御嶽海が初優勝!長野県出身は208年ぶり インタビューで男泣き
「大相撲名古屋場所・14日目」(21日、ドルフィンズアリーナ)
関脇御嶽海が初優勝を果たし号泣した。栃煌山を寄り切って13勝1敗で千秋楽を待たずに決定。優勝制度が確立された1909年以降、長野県出身では初の賜杯、江戸時代にさかのぼれば史上最強の伝説を誇る雷電為右衛門(らいでん・ためえもん)以来、208年ぶり故郷に歓喜をもたらした。名門出羽海部屋では80年初場所の横綱三重ノ海以来、38年ぶり50度目の優勝となった。関脇の優勝は15年夏場所の照ノ富士以来3年ぶりで、平成生まれの日本出身力士では初。新世代のヒーローは秋場所(9月9日初日、両国国技館)で大関とりに挑む。
御嶽海は花道で付け人と抱き合い歓喜した。笑顔で優勝インタビューに臨んだが突然、込み上げた。目頭を手で何度も押さえ、鼻をすすり、号泣した。
「緊張したけど周りの人の声援を聞いて優勝しないといけないという感じになって何とか勝てました」。極限の緊張から解放され、自然と流れた涙が止まらなかった。
準地元場所。故郷から連日、大応援団が来た。この日の大一番も館内が割れるほどの「御嶽海」コール。重圧を力に変えた。
実力者の栃煌山に左差し。右を巻き替えて、はずで押し上げ寄り切った。初日から不変の前に出る速攻相撲で初優勝を決めた。その瞬間、座布団が乱舞。「拍手の嵐。味わったことがない」。一生忘れない景色を見た。
史上最強の伝説力士、雷電を生んだ長野は長い間、“相撲後進県”に甘んじた。78年、長野国体で御嶽海の故郷、木曽福島町に相撲を招致。これを機に県を挙げて強化プロジェクトが動きだした。
指導者が育ち、有望な選手が増えた。中学時代、御嶽海を教えた安藤均氏(59)は冬は階段ダッシュ、タイヤ引きで下半身を鍛えた。「先を見据え、上とつながる指導」。中学、高校と着実に力を付け、東洋大では個人15冠に輝いた。

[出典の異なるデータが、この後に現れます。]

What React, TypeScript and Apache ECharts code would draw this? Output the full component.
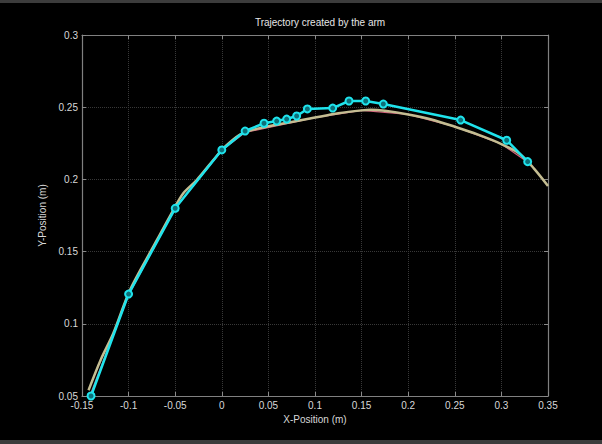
import React, { useEffect, useRef } from "react";
import * as echarts from "echarts";

const xTicks = [-0.15, -0.1, -0.05, 0, 0.05, 0.1, 0.15, 0.2, 0.25, 0.3, 0.35];
const yTicks = [0.05, 0.1, 0.15, 0.2, 0.25, 0.3];

// desired (smooth) trajectory, khaki
const desiredX = [-0.143, -0.13, -0.1164, -0.0985, -0.0735, -0.052, -0.0413, -0.0269, -0.0091, 0, 0.01, 0.02, 0.03, 0.05, 0.075, 0.1, 0.125, 0.15, 0.16, 0.175, 0.2, 0.225, 0.25, 0.275, 0.3, 0.32, 0.335, 0.35];
const desiredY = [0.054, 0.075, 0.0934, 0.1234, 0.1534, 0.1788, 0.1904, 0.1996, 0.2134, 0.2205, 0.2265, 0.2312, 0.2338, 0.2368, 0.2398, 0.2428, 0.2458, 0.2478, 0.2482, 0.2475, 0.245, 0.2415, 0.2365, 0.231, 0.2245, 0.2175, 0.2075, 0.1955];

// actual path, thin pink
const actualX = [-0.141, -0.1, -0.05, 0, 0.025, 0.1, 0.15, 0.2, 0.25, 0.3, 0.328];
const actualY = [0.051, 0.12, 0.18, 0.2202, 0.2325, 0.2428, 0.2478, 0.245, 0.2365, 0.2245, 0.212];

// via points, cyan
const pointX = [-0.1403, -0.1, -0.05, 0, 0.025, 0.0453, 0.0589, 0.0696, 0.0803, 0.0918, 0.119, 0.1365, 0.1544, 0.1733, 0.2563, 0.3057, 0.3282];
const pointY = [0.05, 0.1206, 0.18, 0.2204, 0.2335, 0.2389, 0.2404, 0.2418, 0.2439, 0.2488, 0.2494, 0.2543, 0.2543, 0.2522, 0.2411, 0.2271, 0.2123];

const FONT = "Liberation Sans";

export default function App() {
  const ref = useRef<HTMLDivElement>(null);
  useEffect(() => {
    if (!ref.current) return;
    const chart = echarts.init(ref.current, undefined, { renderer: "svg" });
    const fmt = (v: number) => String(Math.round(v * 100) / 100);
    const axisCommon = {
      type: "value" as const,
      interval: 0.05,
      axisLine: { show: true, onZero: false, lineStyle: { color: "#808080", width: 1.2 } },
      axisTick: { show: true, inside: true, length: 4, lineStyle: { color: "#8a8a8a" } },
    };
    const grid = { show: true, lineStyle: { color: "#383838", type: [1, 1], width: 1 } };
    chart.setOption({
      animation: false,
      backgroundColor: "#000",
      title: {
        text: "Trajectory created by the arm",
        left: 315,
        top: 12,
        textAlign: "center",
        textStyle: { color: "#e6e6e6", fontSize: 10, fontWeight: "normal", fontFamily: FONT },
      },
      graphic: [
        { type: "rect", shape: { x: 0, y: 0, width: 602, height: 3 }, style: { fill: "#3c3c3c" } },
        { type: "rect", shape: { x: 0, y: 440, width: 602, height: 4 }, style: { fill: "#3c3c3c" } },
      ],
      grid: { left: 82, right: 54, top: 35, bottom: 48, containLabel: false },
      xAxis: [
        {
          ...axisCommon,
          min: -0.15,
          max: 0.35,
          position: "bottom",
          name: "X-Position (m)",
          nameLocation: "middle",
          nameGap: 16,
          nameTextStyle: { color: "#d8d8d8", fontSize: 10, fontFamily: FONT },
          axisLabel: { color: "#d8d8d8", fontSize: 10, fontFamily: FONT, margin: 4, formatter: fmt },
          splitLine: grid,
        },
        {
          ...axisCommon,
          min: -0.15,
          max: 0.35,
          position: "top",
          axisLabel: { show: false },
          splitLine: { show: false },
        },
      ],
      yAxis: [
        {
          ...axisCommon,
          min: 0.05,
          max: 0.3,
          position: "left",
          name: "Y-Position (m)",
          nameLocation: "middle",
          nameGap: 30,
          nameTextStyle: { color: "#d8d8d8", fontSize: 10, fontFamily: FONT },
          axisLabel: { color: "#d8d8d8", fontSize: 10, fontFamily: FONT, margin: 4, formatter: fmt },
          splitLine: grid,
        },
        {
          ...axisCommon,
          min: 0.05,
          max: 0.3,
          position: "right",
          axisLabel: { show: false },
          splitLine: { show: false },
        },
      ],
      series: [
        {
          type: "line",
          data: actualX.map((x, i) => [x, actualY[i]]),
          showSymbol: false,
          lineStyle: { color: "#d0607a", width: 1.2 },
          z: 2,
        },
        {
          type: "line",
          data: desiredX.map((x, i) => [x, desiredY[i]]),
          showSymbol: false,
          smooth: 0.3,
          lineStyle: { color: "#c4bd92", width: 2.5 },
          z: 3,
        },
        {
          type: "line",
          data: pointX.map((x, i) => [x, pointY[i]]),
          symbol: "circle",
          symbolSize: 7,
          lineStyle: { color: "#1fe3ec", width: 2.5 },
          itemStyle: { color: "#0d6f78", borderColor: "#1fe3ec", borderWidth: 2 },
          z: 4,
        },
      ],
    });
    return () => chart.dispose();
  }, []);
  return (
    <div style={{ position: "fixed", left: 0, top: 0, width: 602, height: 444, background: "#000" }}>
      <div ref={ref} style={{ width: 602, height: 444 }} />
    </div>
  );
}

角界入りして、御嶽海は同県記録を次々と塗り替えた。15年名古屋場所で新十両に昇進し、全国最長37年間の関取不在期間を止めた。そして伝説以来208年ぶりの優勝。県民の願いが40年かけて結実した。
今春の巡業で、同県東御市にある雷電の墓参りをした。風もないのに「線香に火が付かなかった」と、不思議な気を感じた。天下無双パワーを受け取った。
出羽海部屋では38年ぶり50度目の賜杯。大学卒業後、和歌山県庁に就職予定だったが、師匠の出羽海親方(元幕内小城ノ花)に名門再興を請われプロ入りした。人の希望を背負ってかなえる-。ヒーローを地で行く男だ。
来場所の大関とりについて、八角理事長(元横綱北勝海)は「そういうことになる」と明言した。2場所計22勝とし、大関昇進の目安となる三役で3場所33勝へあと11勝だ。「あと一番、勝って終わりたい」。3横綱、1大関不在の荒れる名古屋。世代交代を突き付けた25歳が、きっちり締めくくる。